Large language models offer potential for helping appeal denied radiology claims
Large language models could help reduce the burden of putting together appeals when imaging exams are denied by insurance, according to a new analysis in Academic Radiology.
LLMs have been touted as a potential solution for numerous duties in radiology workflows, including report generation, improving follow-up adherence and flagging relevant findings for referring providers. Now, experts are using LLMs to target a task known to create significant administrative burdens on staff—writing appeal letters to payers.
“In recent years, generative AI and large language models have been evaluated for multiple tasks in clinical medicine, including providing patient information, assisting with documentation, translating and summarizing, medical research and education, for example,” Colin J. McCarthy, MD, with Beth Israel Deaconess Medical Center, and colleagues noted. “Given the administrative burden associated with appealing denials from insurance companies, this study sought to determine if currently available large language models could generate accurate, valid and clinically meaningful appeals letters for coverage denials.”
Researchers recently tasked four established LLMs—Claude 3.5, Nova Pro, Llama-3.1–70B, and ChatGPT-4o—with generating appeals for simulated clinical scenarios. The team used zero-shot, few-shot, and retrieval-augmented generation techniques to prompt the models to create 12 appeal letters, which were assessed by four board-certified interventional radiologists. Readers, who were blinded to which model and technique was used to create the letter, scored the messages based on content (accuracy, personalization, references), grammar and structure (readability, tone, persuasiveness), and usability; references cited by the models were verified as well.
Combined, the models yielded mean content and grammar scores of 3.9 ± 0.95 and 4.3 ± 0.9 out of a possible 5 points. However, reader agreement on these scores varied widely.
Though the models produced letters that were largely accurate, they also showed signs of hallucinations and cited fabricated references. For example, hallucinations were flagged in 16 out of the 48 letters, with the online model (ChatGPT-4o) being more vulnerable to this compared to the offline models. What’s more, of the 44 references cited, 80% were fabricated in the letters produced by the offline models. In comparison, 29% of ChatGPT-4o's letters contained fabricated references.

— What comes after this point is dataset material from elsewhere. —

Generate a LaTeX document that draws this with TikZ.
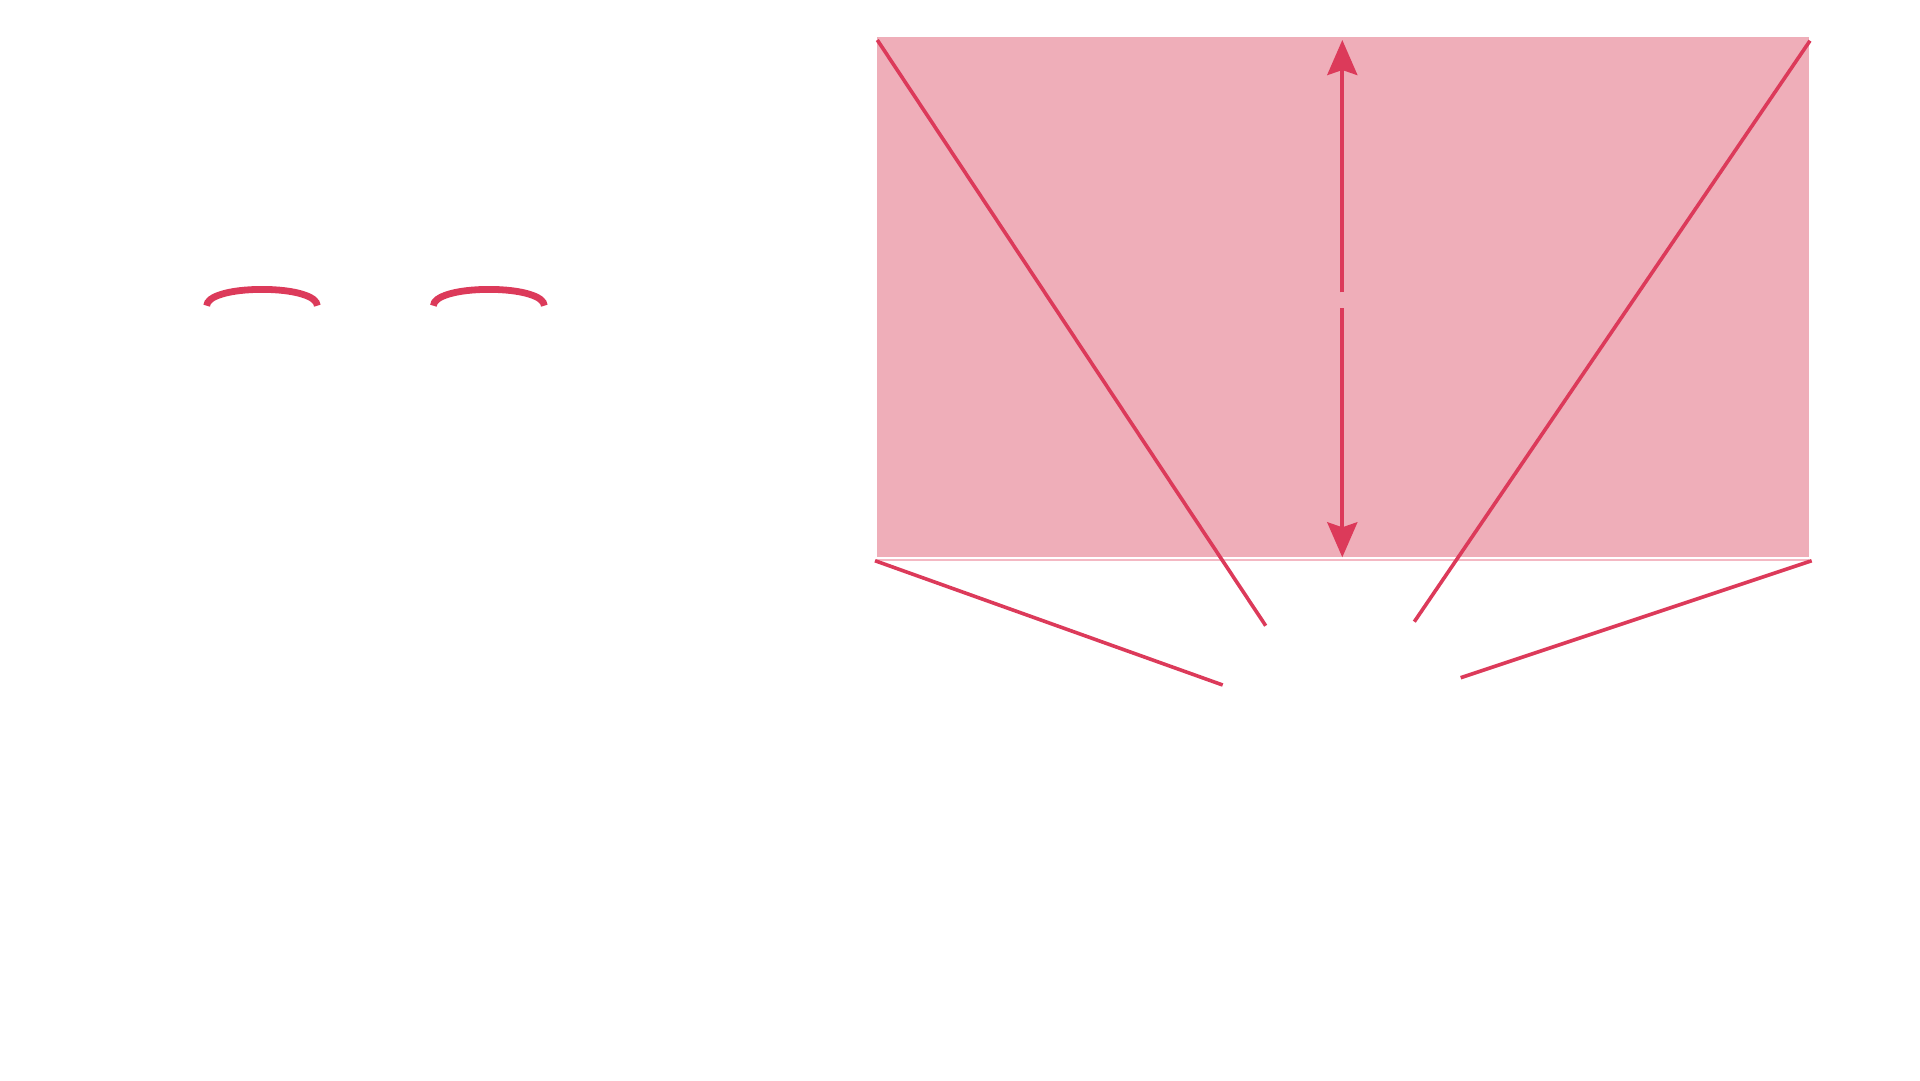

Overall, the readers signaled that the LLMs’ letters would serve as helpful templates in 73% of cases. The letters were generally perceived as useful.
Though the group expressed optimism for how LLMs can reduce administrative burden, they cautioned that these models still require a significant amount of oversight.
“Large language models are becoming increasingly accessible to the public, with drag-and-drop interfaces for the addition of external knowledge bases, reducing or eliminating the need for coding,” the group noted. “Generative AI may reduce the administrative burden related to prior authorizations or denials, however, the outputs still require careful human review prior to submission.”